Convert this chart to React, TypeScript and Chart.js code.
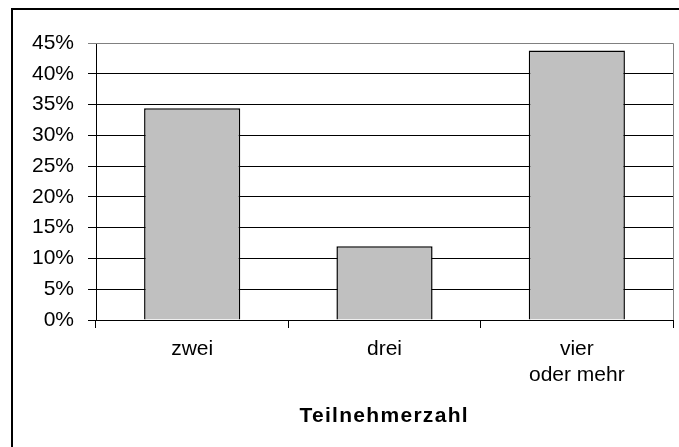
import React, { useEffect, useRef } from "react";
import { Chart, registerables } from "chart.js";

Chart.register(...registerables);

const categories: (string | string[])[] = ["zwei", "drei", ["vier", "oder mehr"]];
const shares: number[] = [34.4, 12.0, 43.8];
const yTicks: number[] = [0, 5, 10, 15, 20, 25, 30, 35, 40, 45];
const axisTitle = "Teilnehmerzahl";

const FONT = "'Liberation Sans', Arial, Helvetica, sans-serif";

export default function App() {
  const ref = useRef<HTMLCanvasElement | null>(null);

  useEffect(() => {
    if (!ref.current) return;
    const frame = {
      id: "frame",
      beforeDatasetsDraw(chart: any) {
        const { ctx, chartArea } = chart;
        ctx.save();
        ctx.strokeStyle = "#808080";
        ctx.lineWidth = 1;
        ctx.beginPath();
        ctx.moveTo(chartArea.left, chartArea.top + 0.5);
        ctx.lineTo(chartArea.right + 0.5, chartArea.top + 0.5);
        ctx.lineTo(chartArea.right + 0.5, chartArea.bottom);
        ctx.stroke();
        ctx.restore();
      },
      afterDraw(chart: any) {
        const { ctx, chartArea } = chart;
        ctx.save();
        ctx.font = `bold 21px ${FONT}`;
        (ctx as any).letterSpacing = "1.3px";
        ctx.fillStyle = "#000";
        ctx.textAlign = "left";
        ctx.textBaseline = "alphabetic";
        const w = ctx.measureText(axisTitle).width - 1.3;
        const cx = (chartArea.left + chartArea.right) / 2 - 1;
        ctx.fillText(axisTitle, cx - w / 2, 422);
        ctx.restore();
      },
    };
    const chart = new Chart(ref.current, {
      type: "bar",
      data: {
        labels: categories,
        datasets: [
          {
            data: shares,
            backgroundColor: "#c0c0c0",
            borderColor: "#000000",
            borderWidth: 1.5,
            barPercentage: 0.5,
            categoryPercentage: 1,
          },
        ],
      },
      options: {
        animation: false,
        responsive: false,
        maintainAspectRatio: false,
        events: [],
        layout: { padding: { top: 43, right: 6, left: 0, bottom: 0 } },
        plugins: { legend: { display: false }, tooltip: { enabled: false }, title: { display: false } },
        scales: {
          x: {
            offset: true,
            grid: {
              offset: true,
              drawOnChartArea: false,
              drawTicks: true,
              tickLength: 8,
              color: "#000",
            },
            border: { display: true, color: "#000", width: 1 },
            ticks: {
              font: { family: FONT, size: 21, lineHeight: 1.25 },
              color: "#000",
              padding: 8,
              maxRotation: 0,
              autoSkip: false,
            },
            afterFit: (s: any) => {
              s.height = 127;
            },
          },
          y: {
            min: 0,
            max: 45,
            afterBuildTicks: (s: any) => {
              s.ticks = yTicks.map((v) => ({ value: v }));
            },
            grid: {
              color: (c: any) => (c.tick && c.tick.value === 45 ? "#808080" : "#000"),
              tickLength: 8,
              drawTicks: true,
            },
            border: { display: true, color: "#000", width: 1 },
            ticks: {
              font: { family: FONT, size: 21 },
              color: "#000",
              padding: 14,
              callback: (v: any) => `${v}%`,
            },
            afterFit: (s: any) => {
              s.width = 96;
            },
          },
        },
      },
      plugins: [frame],
    });
    return () => chart.destroy();
  }, []);

  return (
    <>
      <div
        style={{
          position: "fixed",
          left: 11,
          top: 8,
          width: 720,
          height: 480,
          border: "2px solid #000",
          background: "#fff",
        }}
      />
      <canvas
        ref={ref}
        width={679}
        height={447}
        style={{ position: "fixed", left: 0, top: 0, width: 679, height: 447, display: "block" }}
      />
    </>
  );
}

################

Every line from the start of the listing above through the line with "const ref = useRef<HTMLCanvasElement" should be repeated exactly; skip the pictures and add nothing else.

[WRITTEN RESPONSE]
Convert this chart to React, TypeScript and Chart.js code.
import React, { useEffect, useRef } from "react";
import { Chart, registerables } from "chart.js";

Chart.register(...registerables);

const categories: (string | string[])[] = ["zwei", "drei", ["vier", "oder mehr"]];
const shares: number[] = [34.4, 12.0, 43.8];
const yTicks: number[] = [0, 5, 10, 15, 20, 25, 30, 35, 40, 45];
const axisTitle = "Teilnehmerzahl";

const FONT = "'Liberation Sans', Arial, Helvetica, sans-serif";

export default function App() {
  const ref = useRef<HTMLCanvasElement | null>(null);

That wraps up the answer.